An effective gradient jellyfish search algorithm for optimal reactive power dispatch in electrical networks

An effective optimization technique, called gradient jellyfish search optimizer (GJSO), is introduced here to address the optimal reactive power dispatch (ORPD) issue in electric networks. The ORPD problem is a complex non‐linear optimization issue involving integrated variables, aimed at achieving safe and cost‐effective operation of the system by determining optimal values for generator voltage, tap changers of transformers, and reactive power compensation. The performance of the original JSO technique is enhanced by integrating the local escaping operator into the GJSO approach. The effectiveness of the GJSO methodology is evaluated via comparison with two existing methodologies: the original jellyfish search optimizer and the equilibrium optimizer.

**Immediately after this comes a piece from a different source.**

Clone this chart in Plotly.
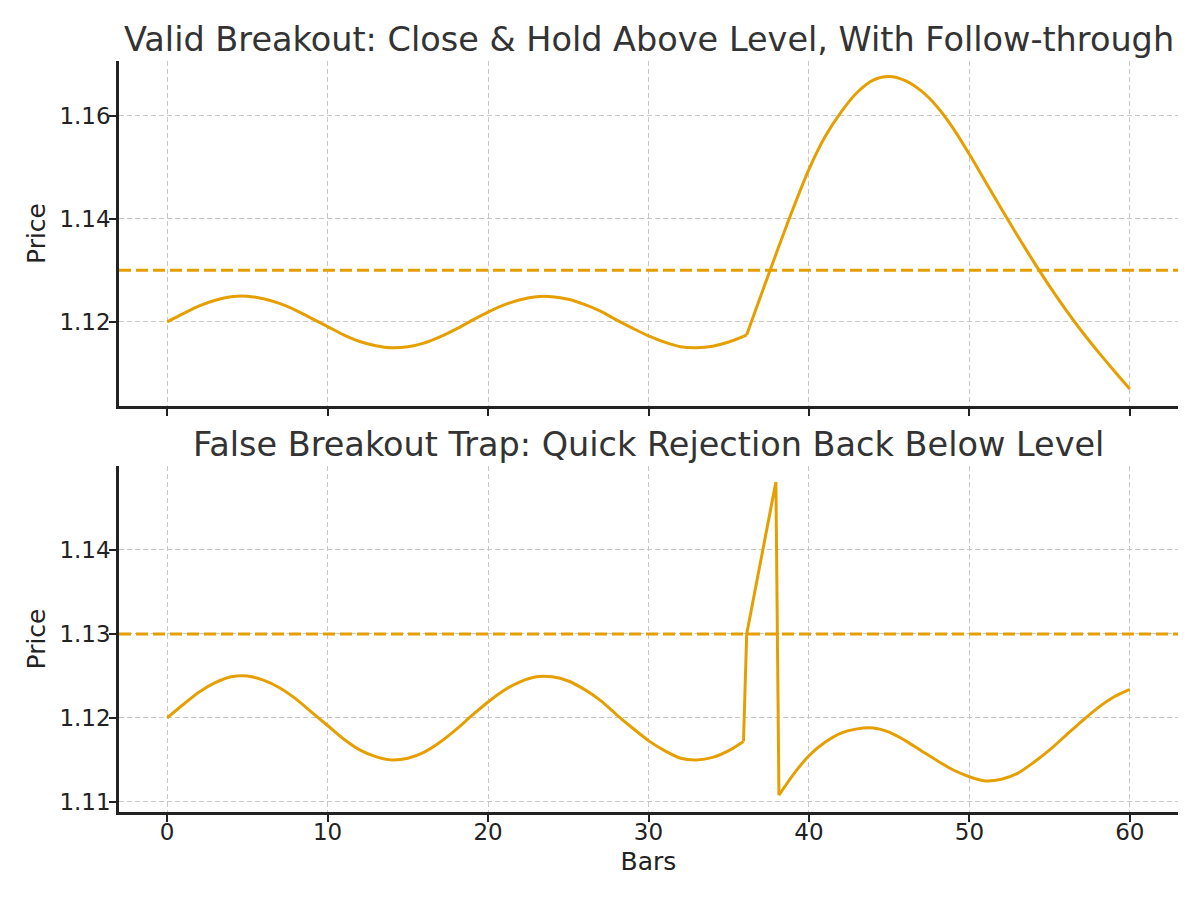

Jellyfish search optimizer is a meta‐heuristic optimization algorithm inspired by the movement of jellyfish in the water, while equilibrium optimizer draws inspiration from game theory and equilibrium concepts. Simulations were conducted using typical IEEE‐30 bus and IEEE‐57 bus systems to validate the performance of the GJSO methodology. Two versions of the objective function are examined: minimizing line power loss and minimizing total voltage deviations at the buses. The simulation results demonstrated that the GJSO algorithm exhibited superior performance in terms of accuracy and stability compared to the standard jellyfish search optimizer and equilibrium optimizer algorithms.